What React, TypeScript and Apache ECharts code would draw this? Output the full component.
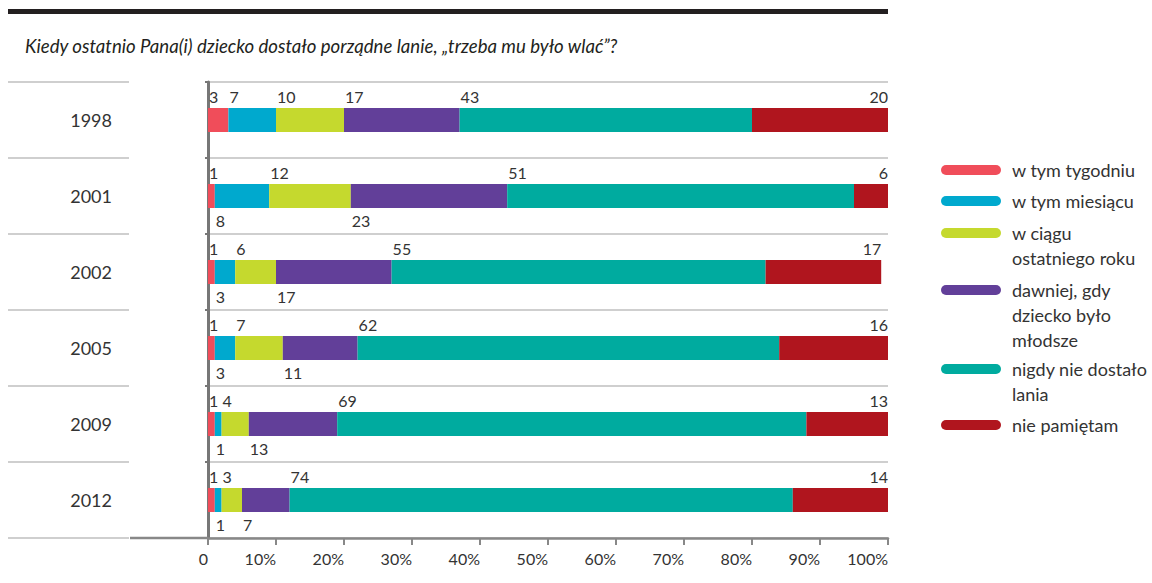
import React, { useEffect, useRef } from 'react';
import * as echarts from 'echarts';

const FONT = 'Lato, "Noto Sans", sans-serif';

const title = 'Kiedy ostatnio Pana(i) dziecko dostało porządne lanie, „trzeba mu było wlać”?';
const years = ['1998', '2001', '2002', '2005', '2009', '2012'];
const seriesNames = [
  'w tym tygodniu',
  'w tym miesiącu',
  'w ciągu ostatniego roku',
  'dawniej, gdy dziecko było młodsze',
  'nigdy nie dostało lania',
  'nie pamiętam',
];
const legendLines = [
  ['w tym tygodniu'],
  ['w tym miesiącu'],
  ['w ciągu', 'ostatniego roku'],
  ['dawniej, gdy', 'dziecko było', 'młodsze'],
  ['nigdy nie dostało', 'lania'],
  ['nie pamiętam'],
];
const wTymTygodniu = [3, 1, 1, 1, 1, 1];
const wTymMiesiacu = [7, 8, 3, 3, 1, 1];
const wCiaguRoku = [10, 12, 6, 7, 4, 3];
const dawniej = [17, 23, 17, 11, 13, 7];
const nigdy = [43, 51, 55, 62, 69, 74];
const niePamietam = [20, 6, 17, 16, 13, 14];
const xTickValues = [0, 10, 20, 30, 40, 50, 60, 70, 80, 90, 100];

const colors = ['#F04D5A', '#00A9CE', '#C5D92E', '#623F99', '#00AB9F', '#B0151E'];

export default function App() {
  const ref = useRef<HTMLDivElement>(null);
  useEffect(() => {
    const chart = echarts.init(ref.current!, null, { renderer: 'svg' });
    const seriesData = [wTymTygodniu, wTymMiesiacu, wCiaguRoku, dawniej, nigdy, niePamietam];

    const gridLeft = 208;
    const gridRight = 888;
    const gridTop = 82;
    const gridBottom = 538;
    const band = (gridBottom - gridTop) / years.length;

    const labelFor = (s: number, r: number) => {
      if (s === seriesData.length - 1) {
        return { position: ['100%', -12], align: 'right', verticalAlign: 'middle' };
      }
      const below = (s === 1 || s === 3) && r > 0;
      if (below) return { position: [1, 36], align: 'left', verticalAlign: 'middle' };
      return { position: [1, -12], align: 'left', verticalAlign: 'middle' };
    };

    const series = seriesData.map((vals, s) => ({
      name: seriesNames[s],
      type: 'bar',
      stack: 'total',
      barWidth: 24,
      itemStyle: { color: colors[s] },
      label: {
        show: true,
        color: '#333',
        fontSize: 16,
        fontFamily: FONT,
        formatter: '{c}',
      },
      data: vals.map((v, r) => ({ value: v, label: labelFor(s, r) })),
    }));

    const legendCenters = [170, 201, 233, 290, 369, 425];
    const lineH = 25;
    const legends = seriesNames.map((name, i) => {
      const n = legendLines[i].length;
      const text = new Array(n - 1).fill('').concat(legendLines[i]).join('\n');
      const boxH = (2 * n - 1) * lineH;
      return {
        show: true,
        data: [name],
        orient: 'vertical',
        left: 941,
        top: legendCenters[i] - boxH / 2,
        padding: 0,
        itemWidth: 60,
        itemHeight: 10,
        icon: 'path://M5,0L55,0A5,5,0,0,1,55,10L5,10A5,5,0,0,1,5,0Z',
        selectedMode: false,
        formatter: () => text,
        textStyle: {
          fontSize: 18,
          lineHeight: lineH,
          color: '#333',
          fontFamily: FONT,
          padding: [0, 0, 0, 6],
        },
      };
    });

    const graphics: any[] = [
      { type: 'rect', shape: { x: 8, y: 9, width: 880, height: 5 }, style: { fill: '#231f20' } },
      {
        type: 'text',
        x: 25,
        y: 46,
        style: {
          text: title,
          font: 'italic 18.6px ' + FONT,
          fill: '#231f20',
          verticalAlign: 'middle',
        },
      },
      {
        type: 'line',
        shape: { x1: 130, y1: gridBottom, x2: gridLeft, y2: gridBottom },
        style: { stroke: '#888', lineWidth: 2.5 },
        z: 10,
      },
    ];
    for (let i = 0; i <= years.length; i++) {
      const y = gridTop + i * band;
      graphics.push({
        type: 'line',
        shape: { x1: 8, y1: y, x2: 129, y2: y },
        style: { stroke: '#cfcfcf', lineWidth: 2 },
      });
    }

    chart.setOption({
      animation: false,
      backgroundColor: '#fff',
      textStyle: { fontFamily: FONT },
      grid: { left: gridLeft, right: 1152 - gridRight, top: gridTop, bottom: 583 - gridBottom },
      legend: legends,
      xAxis: {
        type: 'value',
        min: xTickValues[0],
        max: xTickValues[xTickValues.length - 1],
        interval: xTickValues[1] - xTickValues[0],
        axisLine: { show: true, lineStyle: { color: '#888', width: 2.5 } },
        axisTick: { show: true, length: 7, lineStyle: { color: '#888', width: 2 } },
        axisLabel: {
          align: 'right',
          margin: 12,
          fontSize: 16,
          color: '#333',
          fontFamily: FONT,
          formatter: (v: number) => (v === 0 ? '0' : v + '%'),
        },
        splitLine: { show: false },
      },
      yAxis: {
        type: 'category',
        data: years,
        inverse: true,
        offset: gridLeft - 130,
        axisLine: { show: true, lineStyle: { color: '#777', width: 3 } },
        axisTick: { show: true, length: 3, lineStyle: { color: '#777', width: 2 } },
        axisLabel: { margin: 18, fontSize: 18, color: '#333', fontFamily: FONT },
        splitLine: { show: true, lineStyle: { color: '#cfcfcf', width: 2 } },
      },
      graphic: graphics,
      series,
    });
    return () => chart.dispose();
  }, []);
  return (
    <div
      ref={ref}
      style={{ position: 'absolute', left: 0, top: 0, width: 1152, height: 583, background: '#fff' }}
    />
  );
}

__________

[The request]:
Make an exact copy of all the material, but keep the pictures out of it.

[Task answer]:
What React, TypeScript and Apache ECharts code would draw this? Output the full component.
import React, { useEffect, useRef } from 'react';
import * as echarts from 'echarts';

const FONT = 'Lato, "Noto Sans", sans-serif';

const title = 'Kiedy ostatnio Pana(i) dziecko dostało porządne lanie, „trzeba mu było wlać”?';
const years = ['1998', '2001', '2002', '2005', '2009', '2012'];
const seriesNames = [
  'w tym tygodniu',
  'w tym miesiącu',
  'w ciągu ostatniego roku',
  'dawniej, gdy dziecko było młodsze',
  'nigdy nie dostało lania',
  'nie pamiętam',
];
const legendLines = [
  ['w tym tygodniu'],
  ['w tym miesiącu'],
  ['w ciągu', 'ostatniego roku'],
  ['dawniej, gdy', 'dziecko było', 'młodsze'],
  ['nigdy nie dostało', 'lania'],
  ['nie pamiętam'],
];
const wTymTygodniu = [3, 1, 1, 1, 1, 1];
const wTymMiesiacu = [7, 8, 3, 3, 1, 1];
const wCiaguRoku = [10, 12, 6, 7, 4, 3];
const dawniej = [17, 23, 17, 11, 13, 7];
const nigdy = [43, 51, 55, 62, 69, 74];
const niePamietam = [20, 6, 17, 16, 13, 14];
const xTickValues = [0, 10, 20, 30, 40, 50, 60, 70, 80, 90, 100];

const colors = ['#F04D5A', '#00A9CE', '#C5D92E', '#623F99', '#00AB9F', '#B0151E'];

export default function App() {
  const ref = useRef<HTMLDivElement>(null);
  useEffect(() => {
    const chart = echarts.init(ref.current!, null, { renderer: 'svg' });
    const seriesData = [wTymTygodniu, wTymMiesiacu, wCiaguRoku, dawniej, nigdy, niePamietam];

    const gridLeft = 208;
    const gridRight = 888;
    const gridTop = 82;
    const gridBottom = 538;
    const band = (gridBottom - gridTop) / years.length;

    const labelFor = (s: number, r: number) => {
      if (s === seriesData.length - 1) {
        return { position: ['100%', -12], align: 'right', verticalAlign: 'middle' };
      }
      const below = (s === 1 || s === 3) && r > 0;
      if (below) return { position: [1, 36], align: 'left', verticalAlign: 'middle' };
      return { position: [1, -12], align: 'left', verticalAlign: 'middle' };
    };

    const series = seriesData.map((vals, s) => ({
      name: seriesNames[s],
      type: 'bar',
      stack: 'total',
      barWidth: 24,
      itemStyle: { color: colors[s] },
      label: {
        show: true,
        color: '#333',
        fontSize: 16,
        fontFamily: FONT,
        formatter: '{c}',
      },
      data: vals.map((v, r) => ({ value: v, label: labelFor(s, r) })),
    }));

    const legendCenters = [170, 201, 233, 290, 369, 425];
    const lineH = 25;
    const legends = seriesNames.map((name, i) => {
      const n = legendLines[i].length;
      const text = new Array(n - 1).fill('').concat(legendLines[i]).join('\n');
      const boxH = (2 * n - 1) * lineH;
      return {
        show: true,
        data: [name],
        orient: 'vertical',
        left: 941,
        top: legendCenters[i] - boxH / 2,
        padding: 0,
        itemWidth: 60,
        itemHeight: 10,
        icon: 'path://M5,0L55,0A5,5,0,0,1,55,10L5,10A5,5,0,0,1,5,0Z',
        selectedMode: false,
        formatter: () => text,
        textStyle: {
          fontSize: 18,
          lineHeight: lineH,
          color: '#333',
          fontFamily: FONT,
          padding: [0, 0, 0, 6],
        },
      };
    });

    const graphics: any[] = [
      { type: 'rect', shape: { x: 8, y: 9, width: 880, height: 5 }, style: { fill: '#231f20' } },
      {
        type: 'text',
        x: 25,
        y: 46,
        style: {
          text: title,
          font: 'italic 18.6px ' + FONT,
          fill: '#231f20',
          verticalAlign: 'middle',
        },
      },
      {
        type: 'line',
        shape: { x1: 130, y1: gridBottom, x2: gridLeft, y2: gridBottom },
        style: { stroke: '#888', lineWidth: 2.5 },
        z: 10,
      },
    ];
    for (let i = 0; i <= years.length; i++) {
      const y = gridTop + i * band;
      graphics.push({
        type: 'line',
        shape: { x1: 8, y1: y, x2: 129, y2: y },
        style: { stroke: '#cfcfcf', lineWidth: 2 },
      });
    }

    chart.setOption({
      animation: false,
      backgroundColor: '#fff',
      textStyle: { fontFamily: FONT },
      grid: { left: gridLeft, right: 1152 - gridRight, top: gridTop, bottom: 583 - gridBottom },
      legend: legends,
      xAxis: {
        type: 'value',
        min: xTickValues[0],
        max: xTickValues[xTickValues.length - 1],
        interval: xTickValues[1] - xTickValues[0],
        axisLine: { show: true, lineStyle: { color: '#888', width: 2.5 } },
        axisTick: { show: true, length: 7, lineStyle: { color: '#888', width: 2 } },
        axisLabel: {
          align: 'right',
          margin: 12,
          fontSize: 16,
          color: '#333',
          fontFamily: FONT,
          formatter: (v: number) => (v === 0 ? '0' : v + '%'),
        },
        splitLine: { show: false },
      },
      yAxis: {
        type: 'category',
        data: years,
        inverse: true,
        offset: gridLeft - 130,
        axisLine: { show: true, lineStyle: { color: '#777', width: 3 } },
        axisTick: { show: true, length: 3, lineStyle: { color: '#777', width: 2 } },
        axisLabel: { margin: 18, fontSize: 18, color: '#333', fontFamily: FONT },
        splitLine: { show: true, lineStyle: { color: '#cfcfcf', width: 2 } },
      },
      graphic: graphics,
      series,
    });
    return () => chart.dispose();
  }, []);
  return (
    <div
      ref={ref}
      style={{ position: 'absolute', left: 0, top: 0, width: 1152, height: 583, background: '#fff' }}
    />
  );
}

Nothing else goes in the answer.